** begin Data **
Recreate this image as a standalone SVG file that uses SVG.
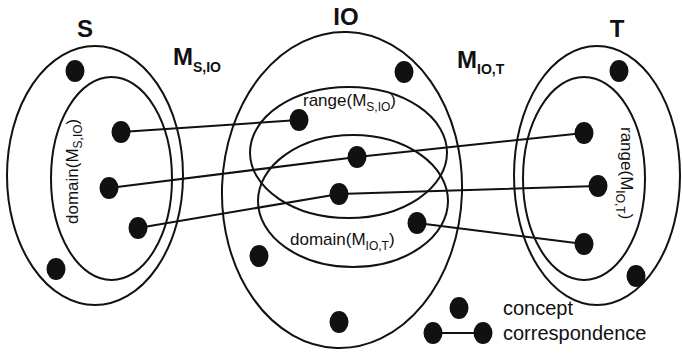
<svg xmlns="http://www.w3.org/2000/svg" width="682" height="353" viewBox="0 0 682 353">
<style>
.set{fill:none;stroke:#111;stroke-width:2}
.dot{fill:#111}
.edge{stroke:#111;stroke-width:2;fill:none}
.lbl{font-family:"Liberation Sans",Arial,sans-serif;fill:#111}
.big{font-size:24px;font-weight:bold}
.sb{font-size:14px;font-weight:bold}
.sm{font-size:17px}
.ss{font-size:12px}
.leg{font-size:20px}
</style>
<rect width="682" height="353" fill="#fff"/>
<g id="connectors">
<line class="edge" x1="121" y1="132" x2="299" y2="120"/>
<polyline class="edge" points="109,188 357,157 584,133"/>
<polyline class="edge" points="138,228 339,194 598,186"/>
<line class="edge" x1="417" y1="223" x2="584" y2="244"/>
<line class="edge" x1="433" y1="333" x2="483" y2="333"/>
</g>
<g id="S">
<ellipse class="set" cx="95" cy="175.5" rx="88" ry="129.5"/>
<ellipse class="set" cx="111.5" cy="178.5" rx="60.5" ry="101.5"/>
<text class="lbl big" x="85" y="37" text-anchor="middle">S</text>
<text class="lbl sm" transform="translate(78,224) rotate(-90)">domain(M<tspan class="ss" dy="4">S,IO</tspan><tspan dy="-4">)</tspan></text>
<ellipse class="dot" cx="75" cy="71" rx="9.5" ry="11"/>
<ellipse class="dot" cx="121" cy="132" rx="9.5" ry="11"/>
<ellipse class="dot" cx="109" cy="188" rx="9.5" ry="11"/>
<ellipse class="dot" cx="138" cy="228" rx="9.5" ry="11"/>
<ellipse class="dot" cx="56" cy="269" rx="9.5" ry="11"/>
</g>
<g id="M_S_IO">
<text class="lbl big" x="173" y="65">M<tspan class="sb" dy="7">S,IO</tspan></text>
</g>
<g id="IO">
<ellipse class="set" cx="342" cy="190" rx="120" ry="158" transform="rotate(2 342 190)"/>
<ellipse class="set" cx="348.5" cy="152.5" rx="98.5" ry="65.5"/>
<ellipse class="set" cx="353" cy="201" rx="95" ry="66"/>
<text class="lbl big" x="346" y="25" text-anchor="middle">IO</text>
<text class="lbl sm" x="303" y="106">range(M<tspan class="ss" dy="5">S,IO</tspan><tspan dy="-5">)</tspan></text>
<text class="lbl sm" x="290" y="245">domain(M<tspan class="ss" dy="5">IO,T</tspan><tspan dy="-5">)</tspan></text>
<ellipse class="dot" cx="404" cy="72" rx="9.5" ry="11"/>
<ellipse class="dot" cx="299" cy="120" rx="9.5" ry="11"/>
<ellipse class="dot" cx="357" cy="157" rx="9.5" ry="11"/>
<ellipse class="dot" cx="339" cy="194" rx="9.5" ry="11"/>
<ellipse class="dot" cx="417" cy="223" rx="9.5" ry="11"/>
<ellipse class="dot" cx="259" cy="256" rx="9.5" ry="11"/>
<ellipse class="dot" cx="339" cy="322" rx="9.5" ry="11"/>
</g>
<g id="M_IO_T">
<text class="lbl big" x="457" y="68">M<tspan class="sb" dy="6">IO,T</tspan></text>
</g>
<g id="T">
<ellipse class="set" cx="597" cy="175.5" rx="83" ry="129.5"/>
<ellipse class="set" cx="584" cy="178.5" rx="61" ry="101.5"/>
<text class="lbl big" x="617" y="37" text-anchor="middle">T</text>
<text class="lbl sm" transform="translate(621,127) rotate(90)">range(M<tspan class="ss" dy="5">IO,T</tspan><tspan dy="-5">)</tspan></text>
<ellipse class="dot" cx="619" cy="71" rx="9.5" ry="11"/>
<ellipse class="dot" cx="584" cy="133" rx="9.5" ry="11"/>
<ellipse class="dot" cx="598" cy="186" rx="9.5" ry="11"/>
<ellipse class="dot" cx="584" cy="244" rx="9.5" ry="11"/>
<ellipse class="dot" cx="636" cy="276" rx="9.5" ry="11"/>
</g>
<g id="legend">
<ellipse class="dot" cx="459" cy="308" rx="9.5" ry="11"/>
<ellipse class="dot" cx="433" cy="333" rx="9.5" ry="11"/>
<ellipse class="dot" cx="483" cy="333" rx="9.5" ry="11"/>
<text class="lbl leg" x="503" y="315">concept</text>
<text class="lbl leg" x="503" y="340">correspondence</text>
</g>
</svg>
** end Data **
◆ Set problem ◆
Using the material above, set down every line exactly, but skip the pictures.

◆ Written solution ◆
Recreate this image as a standalone SVG file that uses SVG.
<svg xmlns="http://www.w3.org/2000/svg" width="682" height="353" viewBox="0 0 682 353">
<style>
.set{fill:none;stroke:#111;stroke-width:2}
.dot{fill:#111}
.edge{stroke:#111;stroke-width:2;fill:none}
.lbl{font-family:"Liberation Sans",Arial,sans-serif;fill:#111}
.big{font-size:24px;font-weight:bold}
.sb{font-size:14px;font-weight:bold}
.sm{font-size:17px}
.ss{font-size:12px}
.leg{font-size:20px}
</style>
<rect width="682" height="353" fill="#fff"/>
<g id="connectors">
<line class="edge" x1="121" y1="132" x2="299" y2="120"/>
<polyline class="edge" points="109,188 357,157 584,133"/>
<polyline class="edge" points="138,228 339,194 598,186"/>
<line class="edge" x1="417" y1="223" x2="584" y2="244"/>
<line class="edge" x1="433" y1="333" x2="483" y2="333"/>
</g>
<g id="S">
<ellipse class="set" cx="95" cy="175.5" rx="88" ry="129.5"/>
<ellipse class="set" cx="111.5" cy="178.5" rx="60.5" ry="101.5"/>
<text class="lbl big" x="85" y="37" text-anchor="middle">S</text>
<text class="lbl sm" transform="translate(78,224) rotate(-90)">domain(M<tspan class="ss" dy="4">S,IO</tspan><tspan dy="-4">)</tspan></text>
<ellipse class="dot" cx="75" cy="71" rx="9.5" ry="11"/>
<ellipse class="dot" cx="121" cy="132" rx="9.5" ry="11"/>
<ellipse class="dot" cx="109" cy="188" rx="9.5" ry="11"/>
<ellipse class="dot" cx="138" cy="228" rx="9.5" ry="11"/>
<ellipse class="dot" cx="56" cy="269" rx="9.5" ry="11"/>
</g>
<g id="M_S_IO">
<text class="lbl big" x="173" y="65">M<tspan class="sb" dy="7">S,IO</tspan></text>
</g>
<g id="IO">
<ellipse class="set" cx="342" cy="190" rx="120" ry="158" transform="rotate(2 342 190)"/>
<ellipse class="set" cx="348.5" cy="152.5" rx="98.5" ry="65.5"/>
<ellipse class="set" cx="353" cy="201" rx="95" ry="66"/>
<text class="lbl big" x="346" y="25" text-anchor="middle">IO</text>
<text class="lbl sm" x="303" y="106">range(M<tspan class="ss" dy="5">S,IO</tspan><tspan dy="-5">)</tspan></text>
<text class="lbl sm" x="290" y="245">domain(M<tspan class="ss" dy="5">IO,T</tspan><tspan dy="-5">)</tspan></text>
<ellipse class="dot" cx="404" cy="72" rx="9.5" ry="11"/>
<ellipse class="dot" cx="299" cy="120" rx="9.5" ry="11"/>
<ellipse class="dot" cx="357" cy="157" rx="9.5" ry="11"/>
<ellipse class="dot" cx="339" cy="194" rx="9.5" ry="11"/>
<ellipse class="dot" cx="417" cy="223" rx="9.5" ry="11"/>
<ellipse class="dot" cx="259" cy="256" rx="9.5" ry="11"/>
<ellipse class="dot" cx="339" cy="322" rx="9.5" ry="11"/>
</g>
<g id="M_IO_T">
<text class="lbl big" x="457" y="68">M<tspan class="sb" dy="6">IO,T</tspan></text>
</g>
<g id="T">
<ellipse class="set" cx="597" cy="175.5" rx="83" ry="129.5"/>
<ellipse class="set" cx="584" cy="178.5" rx="61" ry="101.5"/>
<text class="lbl big" x="617" y="37" text-anchor="middle">T</text>
<text class="lbl sm" transform="translate(621,127) rotate(90)">range(M<tspan class="ss" dy="5">IO,T</tspan><tspan dy="-5">)</tspan></text>
<ellipse class="dot" cx="619" cy="71" rx="9.5" ry="11"/>
<ellipse class="dot" cx="584" cy="133" rx="9.5" ry="11"/>
<ellipse class="dot" cx="598" cy="186" rx="9.5" ry="11"/>
<ellipse class="dot" cx="584" cy="244" rx="9.5" ry="11"/>
<ellipse class="dot" cx="636" cy="276" rx="9.5" ry="11"/>
</g>
<g id="legend">
<ellipse class="dot" cx="459" cy="308" rx="9.5" ry="11"/>
<ellipse class="dot" cx="433" cy="333" rx="9.5" ry="11"/>
<ellipse class="dot" cx="483" cy="333" rx="9.5" ry="11"/>
<text class="lbl leg" x="503" y="315">concept</text>
<text class="lbl leg" x="503" y="340">correspondence</text>
</g>
</svg>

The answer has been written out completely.